Even if he couldn’t fully utilize his own, Kunz remained fascinated by the possibilities of the human body.
He coached his oldest son Nathan’s youth football team in 2011. Then, drawing on his exercise physiology studies, he began organizing training sessions for Nathan and a few of his high school friends. Nothing fancy, just some sprinting in the streets and weightlifting in his garage a few times a week.
His sophomore year, Scheidel heard about those sessions through former Columbia River sprinter Emily Morgan.
“I wanted to get faster and be able to compete with high-level runners,” Scheidel said.
So Scheidel began coming over to Kunz’s garage after cross country or basketball practice. His ability to do a full sprint workout after running 10 miles or spending two hours on the hardwood led Kunz to dub Scheidel “Superman.”
There were exercises, but also exercises of the mind.
“He’s the one who taught me about envisioning myself doing it over and over again,” Scheidel said of Kunz. “We’d just sit there and envision ourselves doing what we want to do and what our goals are.”
Kunz couldn’t be one of those trainers who connects with his athletes by doing 30 pullups or 200 pushups. But Scheidel said Kunz inspired him on a deeper level.

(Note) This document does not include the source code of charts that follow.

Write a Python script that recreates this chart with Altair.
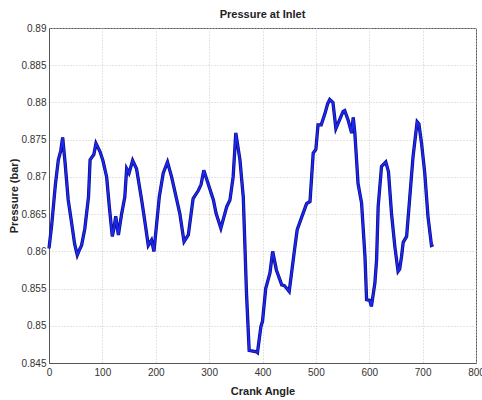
import altair as alt
import pandas as pd

crank_angle = [0, 5, 12, 17.5, 22, 25.6, 30, 36, 42, 48, 53, 57, 61, 67, 74, 77, 81, 84, 88, 95.5, 101, 108,
               113, 118.6, 122, 125, 130, 136, 142, 145.5, 150, 156.7, 164, 173.6, 180, 186, 192, 196.6,
               206.6, 214, 222, 229.7, 236, 245, 253, 261, 270, 280, 285, 290, 298, 308, 313, 322, 333,
               339, 345, 350, 357.7, 364, 370, 375, 382, 389, 390.6, 397, 400, 406, 414, 419, 426, 436,
               441, 450, 457.5, 460.7, 465, 476, 482.6, 489, 495, 500, 504, 510, 517, 522, 526, 532,
               537.5, 544, 551, 554, 560.5, 567, 570, 573, 579, 585.6, 592, 595, 601, 604, 610.5, 613.7,
               616.7, 623, 631, 636, 641.7, 648, 654, 657, 660.5, 663.6, 670, 676, 682, 689.7, 693, 698,
               704, 710, 716.6, 720]
pressure = [0.8604, 0.8635, 0.8690, 0.8723, 0.8735, 0.8753, 0.8720, 0.8669, 0.8640, 0.8610, 0.8595, 0.8602,
            0.8608, 0.8630, 0.8673, 0.8723, 0.8727, 0.8730, 0.8745, 0.8734, 0.8722, 0.8700, 0.8660, 0.8620,
            0.8632, 0.8647, 0.8622, 0.8650, 0.8673, 0.8711, 0.8705, 0.8722, 0.8711, 0.8669, 0.8638, 0.8608,
            0.8615, 0.8600, 0.8673, 0.8705, 0.8720, 0.8700, 0.8680, 0.8651, 0.8613, 0.8622, 0.8671, 0.8682,
            0.8690, 0.8709, 0.8691, 0.8669, 0.8651, 0.8631, 0.8660, 0.8669, 0.8700, 0.8759, 0.8723, 0.8673,
            0.8544, 0.8467, 0.8466, 0.8465, 0.8464, 0.8499, 0.8506, 0.8550, 0.8571, 0.8600, 0.8575, 0.8555,
            0.8554, 0.8546, 0.8588, 0.8606, 0.8629, 0.8651, 0.8664, 0.8667, 0.8732, 0.8737, 0.8770, 0.8770,
            0.8785, 0.8798, 0.8804, 0.8800, 0.8765, 0.8776, 0.8788, 0.8789, 0.8776, 0.8759, 0.8780, 0.8759,
            0.8691, 0.8665, 0.8593, 0.8535, 0.8534, 0.8526, 0.8557, 0.8588, 0.8660, 0.8714, 0.8720, 0.8707,
            0.8651, 0.8606, 0.8573, 0.8576, 0.8593, 0.8612, 0.8620, 0.8673, 0.8727, 0.8774, 0.8771, 0.8745,
            0.8705, 0.8647, 0.8608, 0.8609]
x_ticks = [0, 100, 200, 300, 400, 500, 600, 700, 800]
y_ticks = [0.845, 0.85, 0.855, 0.86, 0.865, 0.87, 0.875, 0.88, 0.885, 0.89]

df = pd.DataFrame({"angle": crank_angle, "p": pressure})

FONT = "Liberation Sans"

common = dict(grid=True, gridDash=[1, 2], gridColor="#c8c8c8", ticks=False,
              labelOverlap=False, labelFlush=False, labelBound=False,
              domainColor="#555555", labelColor="#333333",
              labelFont=FONT, labelFontSize=10, titleFont=FONT,
              titleFontSize=11, titleFontWeight="bold", titleColor="#222222")

x_enc = alt.X("angle:Q", scale=alt.Scale(domain=[0, 800], nice=False),
              axis=alt.Axis(values=x_ticks, title="Crank Angle", format="d",
                            labelPadding=4, titlePadding=8, **common))
y_enc = alt.Y("p:Q", scale=alt.Scale(domain=[0.845, 0.89], nice=False, zero=False),
              axis=alt.Axis(values=y_ticks, title="Pressure (bar)", format=".3~f",
                            labelPadding=3, titlePadding=1, **common))

base = alt.Chart(df).encode(x=x_enc, y=y_enc)
outer = base.mark_line(color="#0a0a80", strokeWidth=3.3)
inner = base.mark_line(color="#1c28f0", strokeWidth=1.9)

chart = alt.layer(outer, inner).properties(
    width=427, height=335,
    title=alt.TitleParams("Pressure at Inlet", font=FONT, fontSize=11, fontWeight="bold",
                          color="#222222", offset=3),
    autosize=alt.AutoSizeParams(type="none"),
    padding={"left": 49, "top": 28, "right": 6, "bottom": 37},
    background="white",
).configure_view(stroke="#555555", strokeWidth=1)

chart.save("out.html", embed_options={"renderer": "svg", "actions": False})
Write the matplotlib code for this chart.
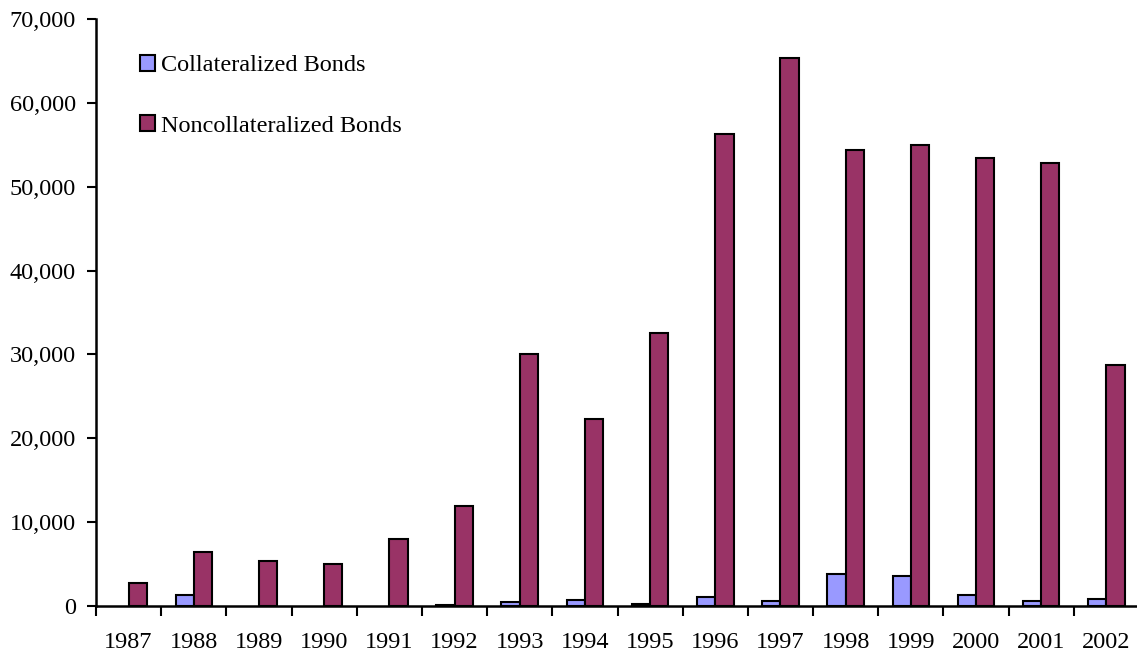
import numpy as np
import matplotlib
matplotlib.use("Agg")
import matplotlib.pyplot as plt
from matplotlib.ticker import FuncFormatter, FixedLocator

plt.rcParams['font.family'] = ['Liberation Serif', 'DejaVu Serif']

years = ["1987", "1988", "1989", "1990", "1991", "1992", "1993", "1994",
         "1995", "1996", "1997", "1998", "1999", "2000", "2001", "2002"]
collateralized = [0, 1300, 0, 0, 0, 60, 440, 750,
                  180, 1040, 560, 3780, 3580, 1310, 600, 830]
noncollateralized = [2800, 6400, 5400, 4950, 8000, 11900, 30050, 22300,
                     32550, 56300, 65400, 54400, 55000, 53400, 52850, 28750]

fig = plt.figure(figsize=(11.37, 6.58), dpi=100)
ax = fig.add_axes([96/1137, 52/658, 1043/1137, 587/658])

x = np.arange(len(years))
w = 0.28
coll = np.array(collateralized, dtype=float)
# empty years get no bar outline on the baseline
coll[coll == 0] = np.nan
ax.bar(x - w/2, coll, w, color="#9999FF", edgecolor="black",
       linewidth=1.5, label="Collateralized Bonds")
ax.bar(x + w/2, noncollateralized, w, color="#993366", edgecolor="black",
       linewidth=1.5, label="Noncollateralized Bonds")

ax.set_xlim(-0.5, len(years) - 0.5)
ax.set_ylim(0, 70000)
ax.set_yticks(np.arange(0, 70001, 10000))
ax.yaxis.set_major_formatter(FuncFormatter(lambda v, p: f"{int(v):,}"))

ax.set_xticks(x)
ax.set_xticklabels(years)
ax.xaxis.set_minor_locator(FixedLocator(np.arange(-0.5, len(years), 1.0)))
ax.tick_params(axis="x", which="major", length=0, pad=19, labelsize=17.5)
ax.tick_params(axis="x", which="minor", length=7, width=1.5, direction="out")
ax.tick_params(axis="y", length=6.5, width=1.5, direction="out", pad=8, labelsize=17.5)

for s in ["top", "right"]:
    ax.spines[s].set_visible(False)
for s in ["left", "bottom"]:
    ax.spines[s].set_linewidth(1.8)

ax.legend(loc="upper left", bbox_to_anchor=(0.033, 0.955), frameon=False,
          fontsize=17.5, handlelength=0.6, handleheight=0.6,
          handletextpad=0.25, labelspacing=1.6, borderaxespad=0)

fig.savefig("out.png", dpi=100)
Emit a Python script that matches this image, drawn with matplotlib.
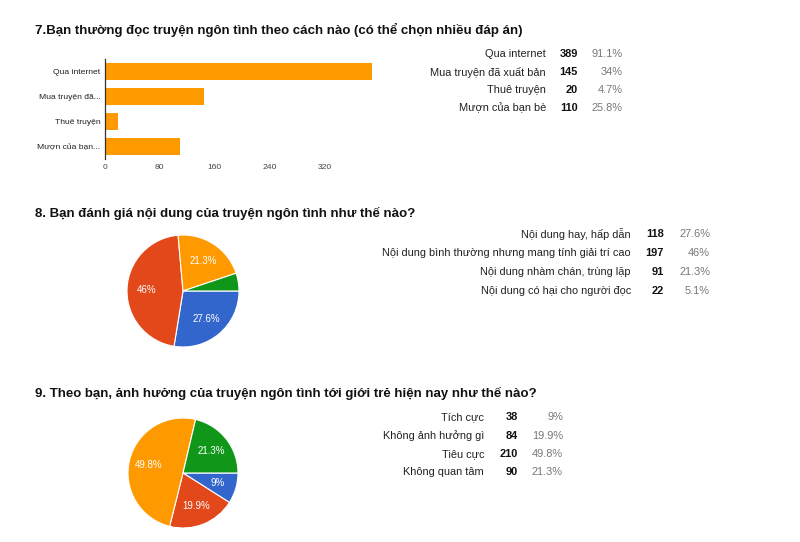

“He’s in a position where everybody would understand if he was mad at everyone,” Scheidel said. “But he’s one of the most selfless and kind people that I know. That teaches me what I have to be.”
A few moments after Scheidel won the state title, tears ran down his face. There were also tears from Kunz, who was at Mount Tahoma High School to see the race.
It would be easy to assume Kunz was living vicariously through Scheidel, that he experiences triumphs through his athletes he never could on his own.
But that would be false. Kunz’s thrill is no different than any coach for whom inspiration is a two-way street with his or her athletes.
“It’s better with these guys than it ever was for me,” Kunz said. “You get to help them chase their dreams.”